Natasha Rickman, co-founder and director of ‘Women at RADA,’ which promotes gender equality for women on stage and screen, crowd-funded this production though Indiegogo, which shows her commitment to opening up the dialogue about gender representations and how they can be challenged. And it shows in her direction. The actors frequently turn to the audience and deliver their lines in mocking tones, especially those that refer to the qualities of men and women. “Alas, our frailty is the cause, not we, for such as we are made of, such we be,” is Viola’s lament on the state of women. Shakespeare clearly shows this not to be the case; through the ingenious Maria and the defiant Olivia, he clearly tells us that they are not the “frail” things they protest they are. This is, of course, the lingering issue that female actors have had to defend ever since then, and it’s interesting to note that so many years later, we are still struggling to make an equal case for women on the stage. The delivery of this line by Maia Alexander is delivered with self-mocking. The women work just as hard in the play to decide their fates as the men, and Natasha Rickman wants us to recognise that.

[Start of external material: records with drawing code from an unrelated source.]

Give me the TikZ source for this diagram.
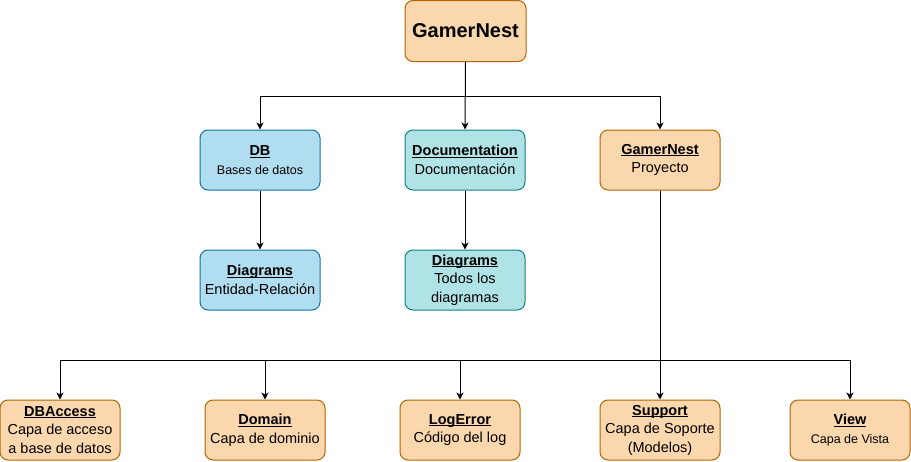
\documentclass[tikz,border=0pt]{standalone}
\usepackage{fontspec}
\setmainfont{Liberation Sans}
\usetikzlibrary{arrows.meta}
\definecolor{orfill}{HTML}{FAD7AC}
\definecolor{ordraw}{HTML}{B46504}
\definecolor{blfill}{HTML}{B1DDF0}
\definecolor{bldraw}{HTML}{10739E}
\definecolor{tlfill}{HTML}{B0E3E6}
\definecolor{tldraw}{HTML}{0E8088}
\newcommand{\ttl}[1]{{\fontsize{14.5}{18.5}\selectfont\bfseries\setbox0\hbox{#1}\rlap{\rule[-2pt]{\wd0}{1pt}}\box0}}
\newcommand{\fsA}{\fontsize{12.5}{18.5}\selectfont}
\newcommand{\fsB}{\fontsize{14.5}{18.5}\selectfont}
\tikzset{
  box/.style={draw, rounded corners=8pt, minimum width=120pt, minimum height=60pt, line width=1pt, align=center, inner sep=0pt, font=\fsB},
  orbox/.style={box, fill=orfill, draw=ordraw},
  blbox/.style={box, fill=blfill, draw=bldraw},
  tlbox/.style={box, fill=tlfill, draw=tldraw},
  arr/.style={draw=black, line width=1pt, -{Stealth[length=7pt,width=7pt,inset=2pt]}}
}
\begin{document}
\begin{tikzpicture}[x=1pt,y=-1pt]
\useasboundingbox (0,0) rectangle (911,461);
\node[orbox, minimum width=121pt, minimum height=61pt, font=\fontsize{20}{24}\selectfont\bfseries] (root) at (465.5,31) {GamerNest};
\node[blbox, font=\fsA] (db) at (260,160) {\ttl{DB}\\Bases de datos};
\node[tlbox] (doc) at (465,160) {\ttl{Documentation}\\Documentación};
\node[orbox] (gn) at (660,160) {\ttl{GamerNest}\\Proyecto};
\node[blbox] (dbd) at (260,280) {\ttl{Diagrams}\\Entidad-Relación};
\node[tlbox] (docd) at (465,280) {\ttl{Diagrams}\\Todos los\\diagramas};
\node[orbox] (dba) at (60,430) {\ttl{DBAccess}\\Capa de acceso\\a base de datos};
\node[orbox] (dom) at (265,430) {\ttl{Domain}\\Capa de dominio};
\node[orbox] (log) at (460,430) {\ttl{LogError}\\Código del log};
\node[orbox] (sup) at (660,430) {\ttl{Support}\\Capa de Soporte\\(Modelos)};
\node[orbox, font=\fsA] (view) at (850,430) {\ttl{View}\\Capa de Vista};
\draw[arr] (root.south) -- (doc.north);
\draw[arr] (root.south) -- ++(0,34.5) -| (db.north);
\draw[arr] (root.south) -- ++(0,34.5) -| (gn.north);
\draw[arr] (db.south) -- (dbd.north);
\draw[arr] (doc.south) -- (docd.north);
\draw[arr] (gn.south) -- (sup.north);
\draw[arr] (gn.south) -- ++(0,170) -| (dba.north);
\draw[arr] (gn.south) -- ++(0,170) -| (dom.north);
\draw[arr] (gn.south) -- ++(0,170) -| (log.north);
\draw[arr] (gn.south) -- ++(0,170) -| (view.north);
\end{tikzpicture}
\end{document}
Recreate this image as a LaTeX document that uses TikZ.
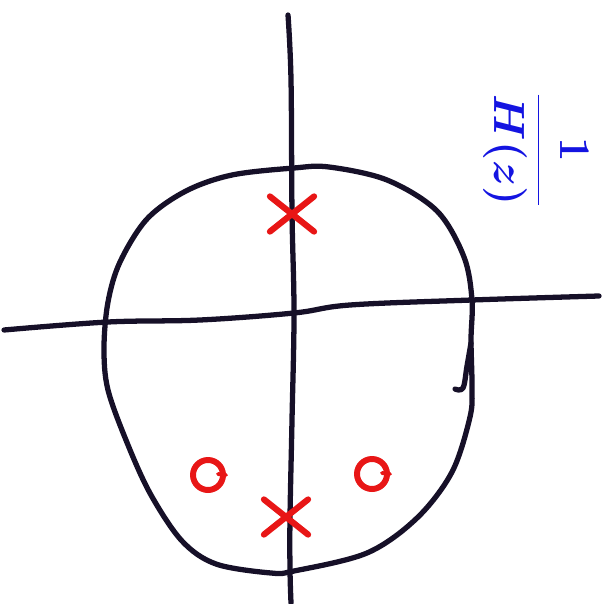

There are other judgements of women to be challenged. “For women are as roses, whose fair flower, being once displayed, doth fall that very hour.” How very telling. Shakespeare notes attitudes that will persist. These are the speeches that have been chosen to stay in the play, through a cut that sees it down to ninety minutes, probably necessary in a setting that is basically an archaeological site, but I suspect she kept them there for a reason. The current debate about older women and their exclusion from stage and screen is based on this very premise. Clearly Rickman is keen to challenge this notion of beauty equalling worth. Through confrontation, she forces us to acknowledge that this is how the world of theatre perceives women, and that it should change.
An enigmatic performance, delivered in such a way to leave the audience not only with a sense of entertainment and good humour, but that, just like Shakespeare, we shouldn’t be so quick to assign fixed roles based on gender.
Twelfth Night at the Rose Playhouse until 30th October – A gender experiment: Cast play own gender.